I'm enjoying this book but I don't trust any of the assertions in it. I think that's interesting, but then I check. For example, I was just writing about baby boomers in the previous post, and it made me remember that Bryson said the term "baby boom" wasn't coined "until 1978, in an article in the New Yorker." But it's very easy to look up "baby boom" in the OED and see "baby boom" was used as far back as 1880 (and obviously not just for the post-WWII baby boom (in 1880, it was "the Iowa baby boom"). In 1941, Life Magazine had "Whatever the reasons, the U.S. baby boom is bad news for Hitler." Referring to the people born in a baby boom as "baby boomers" is newer, but it was around in 1953:
1963 Salt Lake Tribune 8 Dec. 83 Statistics show that..long hours of television viewing put an extra strain on chairs, causing upholstered seating pieces to wear out three to four times faster than in the days before television and the baby-boomers.
So what about "fans"? Putting aside a couple strange things in the 1600s, "fan" to refer to enthusiastic spectators, did originate with respect to baseball (as early as 1889), and the OED gives no regard to Mencken's theory but says it's a shortening of "fanatic" — that is, a crazy, delusional, unrealistically enthusiastic person.

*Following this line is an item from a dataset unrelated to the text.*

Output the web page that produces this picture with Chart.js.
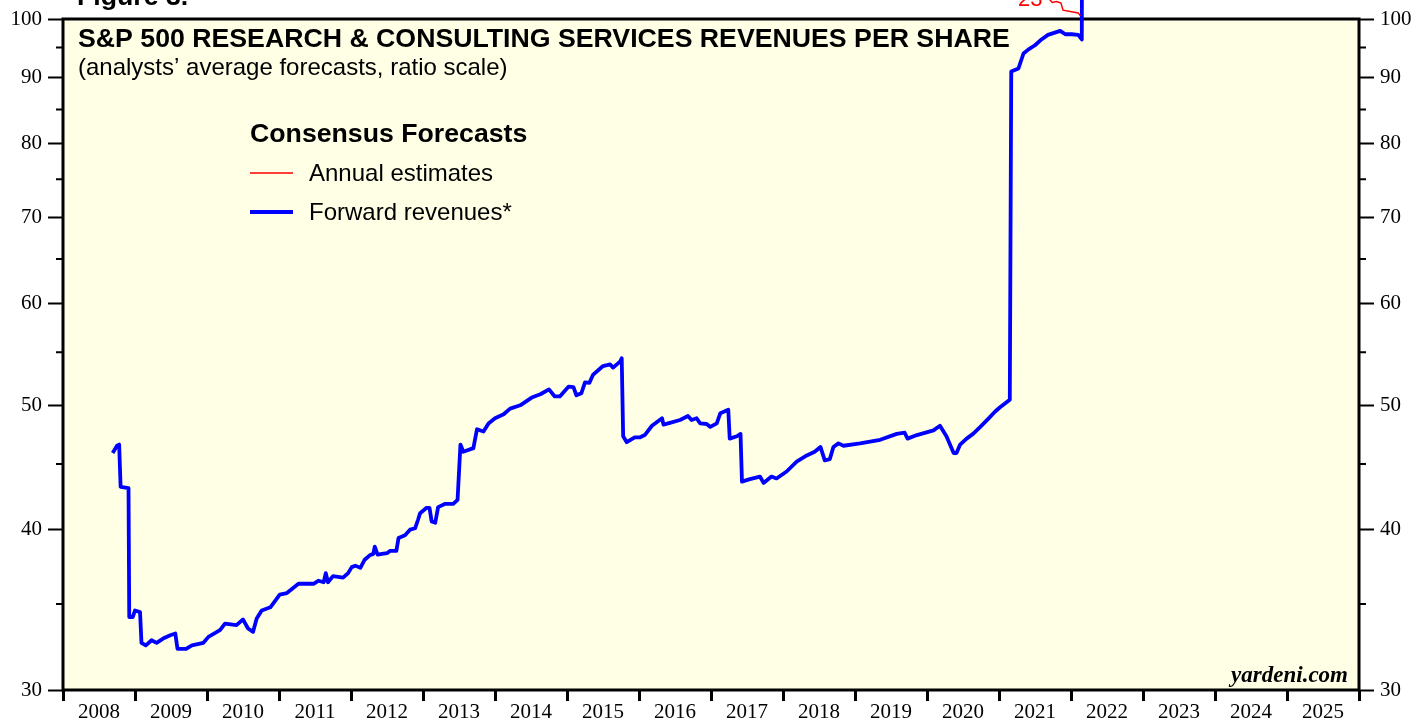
<!DOCTYPE html>
<html>
<head>
<meta charset="utf-8">
<title>S&amp;P 500 Research &amp; Consulting Services Revenues Per Share</title>
<script src="https://cdn.jsdelivr.net/npm/chart.js@4.4.0/dist/chart.umd.min.js"></script>
<style>
  html, body { margin: 0; padding: 0; background: #fff; }
  #wrap { width: 1414px; height: 719px; }
</style>
</head>
<body>
<div id="wrap"><canvas id="revChart" width="1414" height="719"></canvas></div>
<script>
// year labels under the x axis (one per year, centred between the ticks)
const yearLabels = ['2008', '2009', '2010', '2011', '2012', '2013', '2014', '2015', '2016',
                    '2017', '2018', '2019', '2020', '2021', '2022', '2023', '2024', '2025'];
const yMajorTicks = [30, 40, 50, 60, 70, 80, 90, 100];
const yMinorTicks = [35, 45, 55, 65, 75, 85, 95];

// forward revenues per share (decimal year, value)
const fwdDates = [
  2008.69, 2008.75, 2008.78, 2008.80, 2008.91, 2008.92, 2008.97, 2009.00, 2009.07, 2009.09,
  2009.15, 2009.23, 2009.30, 2009.39, 2009.49, 2009.56, 2009.59, 2009.71, 2009.79, 2009.95,
  2010.02, 2010.18, 2010.25, 2010.41, 2010.50, 2010.57, 2010.64, 2010.69, 2010.76, 2010.88,
  2011.01, 2011.11, 2011.27, 2011.48, 2011.55, 2011.62, 2011.65, 2011.68, 2011.75, 2011.89,
  2011.96, 2012.01, 2012.06, 2012.13, 2012.19, 2012.26, 2012.31, 2012.33, 2012.37, 2012.43,
  2012.50, 2012.54, 2012.63, 2012.66, 2012.75, 2012.82, 2012.89, 2012.93, 2012.96, 2013.05,
  2013.09, 2013.12, 2013.17, 2013.21, 2013.31, 2013.42, 2013.48, 2013.52, 2013.56, 2013.70,
  2013.75, 2013.84, 2013.91, 2014.00, 2014.12, 2014.21, 2014.35, 2014.51, 2014.63, 2014.75,
  2014.83, 2014.90, 2015.02, 2015.09, 2015.13, 2015.20, 2015.25, 2015.31, 2015.36, 2015.50,
  2015.60, 2015.64, 2015.74, 2015.76, 2015.78, 2015.83, 2015.94, 2016.01, 2016.08, 2016.18,
  2016.32, 2016.34, 2016.43, 2016.57, 2016.68, 2016.73, 2016.80, 2016.85, 2016.94, 2016.99,
  2017.08, 2017.13, 2017.24, 2017.26, 2017.36, 2017.41, 2017.43, 2017.54, 2017.68, 2017.73,
  2017.84, 2017.91, 2018.05, 2018.19, 2018.33, 2018.44, 2018.52, 2018.58, 2018.65, 2018.70,
  2018.77, 2018.84, 2019.07, 2019.35, 2019.58, 2019.69, 2019.73, 2019.86, 2020.09, 2020.18,
  2020.27, 2020.37, 2020.41, 2020.46, 2020.55, 2020.64, 2020.74, 2020.85, 2020.94, 2021.01,
  2021.15, 2021.17, 2021.27, 2021.34, 2021.41, 2021.50, 2021.59, 2021.68, 2021.85, 2021.92,
  2022.01, 2022.10, 2022.15, 2022.155
];
const fwdValues = [
  45.9, 46.5, 46.6, 43.2, 43.1, 34.2, 34.2, 34.6, 34.5, 32.65,
  32.5, 32.8, 32.65, 32.9, 33.1, 33.2, 32.3, 32.3, 32.5, 32.65,
  33.0, 33.4, 33.8, 33.7, 34.05, 33.5, 33.3, 34.1, 34.6, 34.8,
  35.6, 35.7, 36.3, 36.3, 36.5, 36.4, 37.0, 36.4, 36.8, 36.7,
  37.0, 37.4, 37.5, 37.35, 37.9, 38.2, 38.3, 38.8, 38.25, 38.3,
  38.35, 38.5, 38.5, 39.4, 39.6, 40.0, 40.1, 40.7, 41.2, 41.6,
  41.6, 40.6, 40.5, 41.65, 41.9, 41.9, 42.2, 46.6, 46.0, 46.3,
  47.9, 47.7, 48.4, 48.85, 49.2, 49.7, 50.0, 50.7, 51.0, 51.45,
  50.8, 50.8, 51.7, 51.65, 50.9, 51.1, 52.1, 52.05, 52.8, 53.65,
  53.8, 53.5, 54.1, 54.4, 47.3, 46.8, 47.2, 47.2, 47.4, 48.2,
  48.85, 48.3, 48.45, 48.7, 49.05, 48.7, 48.85, 48.4, 48.35, 48.1,
  48.4, 49.3, 49.6, 47.1, 47.3, 47.5, 43.6, 43.8, 44.0, 43.5,
  44.0, 43.85, 44.4, 45.2, 45.7, 46.0, 46.4, 45.3, 45.4, 46.4,
  46.7, 46.5, 46.7, 47.0, 47.5, 47.6, 47.1, 47.4, 47.8, 48.2,
  47.3, 45.9, 45.9, 46.6, 47.1, 47.5, 48.1, 48.8, 49.4, 49.8,
  50.5, 91.0, 91.5, 94.0, 94.7, 95.4, 96.4, 97.2, 97.9, 97.3,
  97.3, 97.2, 96.4, 130
];

// annual estimate for 2023 (sits above the top of the frame)
const annualDates = [2021.70, 2021.74, 2021.80, 2021.86, 2021.89, 2022.10, 2022.13];
const annualValues = [103.6, 103.0, 103.2, 102.9, 101.6, 101.1, 100.6];
const annualTag = '23';

const toPoints = (xs, ys) => xs.map((x, i) => ({ x: x, y: ys[i] }));

const serif = "'Liberation Serif', 'Times New Roman', serif";
const sans = "'Liberation Sans', Arial, sans-serif";

// frame, minor ticks, year labels and the texts in the panel
const decorations = {
  id: 'decorations',
  beforeDraw(chart) {
    const { ctx, chartArea: a } = chart;
    ctx.save();
    ctx.fillStyle = '#ffffe6';
    ctx.fillRect(a.left, a.top, a.right - a.left, a.bottom - a.top);
    ctx.restore();
  },
  beforeDatasetsDraw(chart) {
    const { ctx, chartArea: a, scales } = chart;
    ctx.save();

    ctx.strokeStyle = '#000';
    ctx.lineWidth = 3;
    ctx.strokeRect(a.left, a.top, a.right - a.left, a.bottom - a.top);

    // short ticks halfway between the labelled ones
    ctx.lineWidth = 2;
    yMinorTicks.forEach(v => {
      const y = scales.y.getPixelForValue(v);
      ctx.beginPath();
      ctx.moveTo(a.left - 7, y); ctx.lineTo(a.left, y);
      ctx.moveTo(a.right, y); ctx.lineTo(a.right + 7, y);
      ctx.stroke();
    });

    ctx.fillStyle = '#000';
    ctx.font = '21px ' + serif;
    ctx.textAlign = 'center';
    ctx.textBaseline = 'alphabetic';
    yearLabels.forEach(lbl => {
      ctx.fillText(lbl, scales.x.getPixelForValue(Number(lbl) + 0.5), 718);
    });

    ctx.textAlign = 'left';
    ctx.font = 'bold 26.7px ' + sans;
    ctx.fillText('Figure 3.', 77, 5);
    ctx.fillText('S&P 500 RESEARCH & CONSULTING SERVICES REVENUES PER SHARE', 78, 47);
    ctx.font = '24px ' + sans;
    ctx.fillText('(analysts\u2019 average forecasts, ratio scale)', 78, 75);

    ctx.font = 'bold 26.7px ' + sans;
    ctx.fillText('Consensus Forecasts', 250, 142);
    ctx.font = '24px ' + sans;
    ctx.fillText('Annual estimates', 309, 181);
    ctx.fillText('Forward revenues*', 309, 220);
    ctx.strokeStyle = '#ff0000';
    ctx.lineWidth = 1.5;
    ctx.beginPath(); ctx.moveTo(250, 173); ctx.lineTo(293, 173); ctx.stroke();
    ctx.strokeStyle = '#0000ff';
    ctx.lineWidth = 4;
    ctx.beginPath(); ctx.moveTo(250, 212); ctx.lineTo(293, 212); ctx.stroke();

    ctx.fillStyle = '#ff0000';
    ctx.font = '22px ' + sans;
    ctx.fillText(annualTag, 1018, 6);

    ctx.fillStyle = '#000';
    ctx.textAlign = 'right';
    ctx.font = 'italic bold 23px ' + serif;
    ctx.fillText('yardeni.com', 1348, 682);
    ctx.restore();
  }
};

const yAxis = (pos, width) => ({
  type: 'logarithmic',
  position: pos,
  min: 30,
  max: 100,
  afterBuildTicks: s => { s.ticks = yMajorTicks.map(v => ({ value: v })); },
  afterFit: s => { s.width = width; },
  border: { display: false },
  grid: { drawOnChartArea: false, drawTicks: true, tickLength: 15, tickWidth: 2, tickColor: '#000' },
  ticks: { color: '#000', padding: 6, font: { family: serif, size: 21 }, callback: v => String(v) }
});

new Chart(document.getElementById('revChart'), {
  type: 'line',
  data: {
    datasets: [
      {
        label: 'Annual estimates',
        data: toPoints(annualDates, annualValues),
        borderColor: '#ff0000',
        borderWidth: 1.5,
        pointRadius: 0,
        clip: false
      },
      {
        label: 'Forward revenues*',
        data: toPoints(fwdDates, fwdValues),
        borderColor: '#0000ff',
        borderWidth: 3.8,
        pointRadius: 0,
        borderJoinStyle: 'round',
        clip: false
      }
    ]
  },
  options: {
    responsive: false,
    devicePixelRatio: 1,
    animation: false,
    layout: { padding: { top: 19, left: 0, right: 0, bottom: 0 } },
    scales: {
      x: {
        type: 'linear',
        min: 2008,
        max: 2026,
        afterBuildTicks: s => {
          s.ticks = yearLabels.map(Number).concat([2026]).map(v => ({ value: v }));
        },
        afterFit: s => { s.height = 29; },
        border: { display: false },
        grid: { drawOnChartArea: false, drawTicks: true, tickLength: 11, tickWidth: 3, tickColor: '#000' },
        ticks: { display: false }
      },
      y: yAxis('left', 63),
      yR: yAxis('right', 55)
    },
    plugins: {
      legend: { display: false },
      tooltip: { enabled: false }
    }
  },
  plugins: [decorations]
});
</script>
</body>
</html>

As for "crank," the OED has this definition (in an entry that begins with "crank" as a bend in a path or a winding path:
colloq. (orig. U.S.). A person with a mental twist; one who is apt to take up eccentric notions or impracticable projects; esp. one who is enthusiastically possessed by a particular crotchet or hobby; an eccentric, a monomaniac. [This is probably a back-formation < cranky adj.1 4.]